5. La prima censura svolta nel ricorso riguarda l’asserita mancata dimostrazione dell’esistenza delle condizioni perchè il ricorrente potesse percepire l’eventuale, possibile avvio di un procedimento di prevenzione.
Sul punto, l’ordinanza impugnata ha fornito delle giustificazioni che, agganciate come sono alle plurime risultanze processuali rivelatrici dell’esistenza di un collegamento, sia pure al livello indiziante richiesto dalla fattispecie in esame, non meramente fondato su rapporti di parentela del ricorrente alla cosca XXX – XXX, si sottraggono alle censure di apoditticità.
Il carattere risalente del coinvolgimento dei parenti del ricorrente viene valorizzato dal provvedimento impugnato per sostenere il radicamento del clan nella realtà criminale e per giustificare una preoccupazione non fondata su episodiche manifestazioni delittuose.
Per questa ragione, l’intrinseca logicità dell’apparato argomentativo non è incrinata dal fatto, sottolineato in ricorso, che l’attività di traslazione delle quote di partecipazione risale al 2005, mentre l’iscrizione nel registro degli indagati è successiva. Infatti, l’esistenza di una finalità elusiva non presuppone l’avvio formale di un procedimento e, in concreto, è stata dall’ordinanza impugnata agganciata a ben diversi dati fattuali.
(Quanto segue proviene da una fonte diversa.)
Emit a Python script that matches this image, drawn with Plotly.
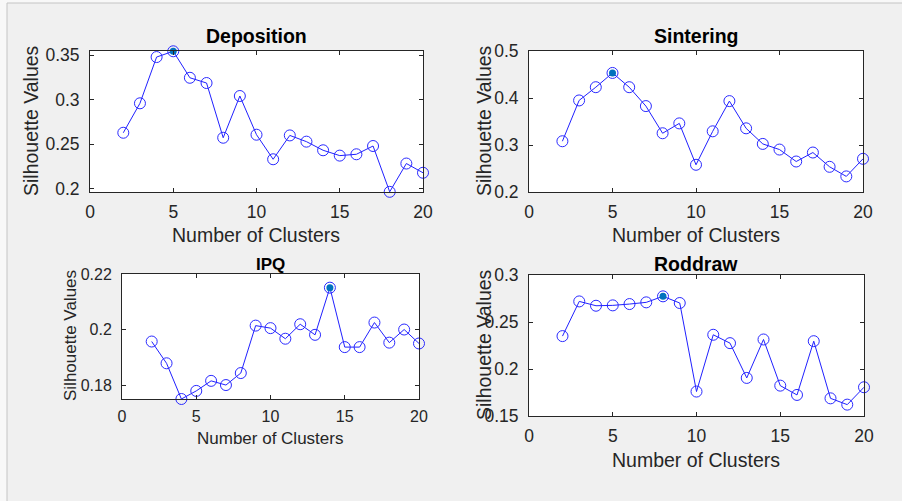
import plotly.graph_objects as go

clusters = list(range(2, 21))

deposition = [0.2629, 0.2960, 0.3480, 0.3545, 0.3247, 0.3188, 0.2573, 0.3042, 0.2607,
              0.2331, 0.2599, 0.2529, 0.2432, 0.2372, 0.2387, 0.2480, 0.1965, 0.2283, 0.2179]
sintering = [0.3080, 0.3948, 0.4230, 0.4533, 0.4230, 0.3828, 0.3250, 0.3460, 0.2579,
             0.3291, 0.3934, 0.3355, 0.3023, 0.2903, 0.2649, 0.2840, 0.2536, 0.2332, 0.2706]
ipq = [0.1958, 0.1880, 0.1752, 0.1781, 0.1817, 0.1802, 0.1845, 0.2015, 0.2006,
       0.1968, 0.2020, 0.1982, 0.2151, 0.1938, 0.1938, 0.2026, 0.1954, 0.2001, 0.1951]
roddraw = [0.2350, 0.2719, 0.2673, 0.2677, 0.2691, 0.2709, 0.2773, 0.2702, 0.1760,
           0.2364, 0.2275, 0.1905, 0.2314, 0.1823, 0.1724, 0.2296, 0.1688, 0.1621, 0.1806]

titles = ["Deposition", "Sintering", "IPQ", "Roddraw"]
x_ticks = [0, 5, 10, 15, 20]
x_ticklabels = ["0", "5", "10", "15", "20"]
y_ticks = [[0.2, 0.25, 0.3, 0.35], [0.2, 0.3, 0.4, 0.5], [0.18, 0.2, 0.22], [0.15, 0.2, 0.25, 0.3]]
y_ticklabels = [["0.2", "0.25", "0.3", "0.35"], ["0.2", "0.3", "0.4", "0.5"],
                ["0.18", "0.2", "0.22"], ["0.15", "0.2", "0.25", "0.3"]]
y_ranges = [[0.1963, 0.3548], [0.2, 0.5], [0.1752, 0.22], [0.15, 0.3]]
series = [deposition, sintering, ipq, roddraw]

W, H = 902, 501


def fx(p):
    return p / W


def fy(p):
    return 1 - p / H


# axes boxes in pixels: left, right, top, bottom
boxes = [(90, 423, 51, 192), (529, 863, 51, 192), (122, 419, 274, 399), (529, 864, 275, 416)]
fsize = [19.5, 19.5, 17, 19.5]
tsize = [17.5, 17.5, 16, 17.5]
xstand = [4, 4, 3, 4]
title_pos = [(256, 36), (696, 36), (270, 264), (696, 264)]
xlab_pos = [(256, 235), (696, 235), (270, 438), (696, 460)]
ylab_pos = [(31, 121), (484, 121), (70, 336), (484, 345)]

FONT = "Liberation Sans, Arial, Helvetica, sans-serif"
TXT = "#262626"

fig = go.Figure()
layout = dict(width=W, height=H, margin=dict(l=0, r=0, t=0, b=0, autoexpand=False),
              paper_bgcolor="#f0f0f0", plot_bgcolor="white", showlegend=False,
              font=dict(family=FONT, color=TXT))
annotations = []

for i, (ys, box) in enumerate(zip(series, boxes)):
    l, r, t, b = box
    n = "" if i == 0 else str(i + 1)
    xa, ya = "x" + n, "y" + n
    fig.add_trace(go.Scatter(x=clusters, y=ys, mode="lines+markers", xaxis=xa, yaxis=ya,
                             line=dict(color="#2020ff", width=1),
                             marker=dict(symbol="circle-open", size=11, color="#2a2aff",
                                         line=dict(width=1)),
                             cliponaxis=False))
    k = max(range(len(ys)), key=lambda j: ys[j])
    fig.add_trace(go.Scatter(x=[clusters[k]], y=[ys[k]], mode="markers", xaxis=xa, yaxis=ya,
                             marker=dict(symbol="circle", size=7, color="#0072BD",
                                         line=dict(width=0)),
                             cliponaxis=False))
    axis_common = dict(showgrid=False, zeroline=False, showline=True, linecolor="#262626",
                       linewidth=1, mirror="ticks", ticks="inside", ticklen=4, automargin=False,
                       tickcolor="#262626", tickfont=dict(size=tsize[i], color=TXT, family=FONT))
    layout["xaxis" + n] = dict(axis_common, domain=[fx(l), fx(r)], anchor=ya, range=[0, 20],
                               tickvals=x_ticks, ticktext=x_ticklabels,
                               ticklabelstandoff=xstand[i])
    layout["yaxis" + n] = dict(axis_common, domain=[fy(b), fy(t)], anchor=xa,
                               range=y_ranges[i], tickvals=y_ticks[i], ticktext=y_ticklabels[i],
                               ticklabelstandoff=6)
    tx, ty = title_pos[i]
    annotations.append(dict(text="<b>" + titles[i] + "</b>", x=fx(tx), y=fy(ty),
                            xref="paper", yref="paper", showarrow=False, xanchor="center",
                            yanchor="middle", font=dict(size=fsize[i], color="black", family=FONT)))
    lx, ly = xlab_pos[i]
    annotations.append(dict(text="Number of Clusters", x=fx(lx), y=fy(ly),
                            xref="paper", yref="paper", showarrow=False, xanchor="center",
                            yanchor="middle", font=dict(size=fsize[i], color=TXT, family=FONT)))
    yx, yy = ylab_pos[i]
    annotations.append(dict(text="Silhouette Values", x=fx(yx), y=fy(yy), textangle=-90,
                            xref="paper", yref="paper", showarrow=False, xanchor="center",
                            yanchor="middle", font=dict(size=fsize[i], color=TXT, family=FONT)))

layout["annotations"] = annotations
layout["shapes"] = [
    dict(type="rect", xref="paper", yref="paper", x0=0, x1=1, y0=fy(3), y1=1,
         fillcolor="#f8f8f8", line=dict(width=0), layer="below"),
    dict(type="rect", xref="paper", yref="paper", x0=0, x1=fx(7), y0=0, y1=1,
         fillcolor="#f8f8f8", line=dict(width=0), layer="below"),
    dict(type="line", xref="paper", yref="paper", x0=fx(7), x1=1, y0=fy(3), y1=fy(3),
         line=dict(color="#c4c4c4", width=1), layer="below"),
    dict(type="line", xref="paper", yref="paper", x0=fx(7), x1=fx(7), y0=0, y1=fy(3),
         line=dict(color="#c4c4c4", width=1), layer="below"),
]
fig.update_layout(**layout)
fig.write_html("out.html")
Quanto all’esistenza di una causale alternativa, a tacer dell’indimostrata esistenza nel 2005 di uno stato di decozione, che si sarebbe cristallizzato solo nel 2008 con la menzionata sentenza dichiarativa di fallimento, resta il rilievo che, in ogni caso, l’accertamento – si ribadisce fondato su una valutazione del compendio istruttorio non manifestamente illogica – dell’esistenza della finalità elusiva delle disposizioni in materia di misure di prevenzione rende priva di rilievo la sussistenza di altri obiettivi eventualmente perseguiti in modo concorrente dal ricorrente.
6. Al rigetto dell’impugnazione, segue la condanna del ricorrente al pagamento delle spese processuali.
P.Q.M.
Rigetta il ricorso e condanna la ricorrente al pagamento delle spese processuali. Manda alla cancelleria per gli adempimenti di cui all’art. 94 disp. att. c.p.p., comma 1 ter.
Così deciso in Roma, il 4 febbraio 2013.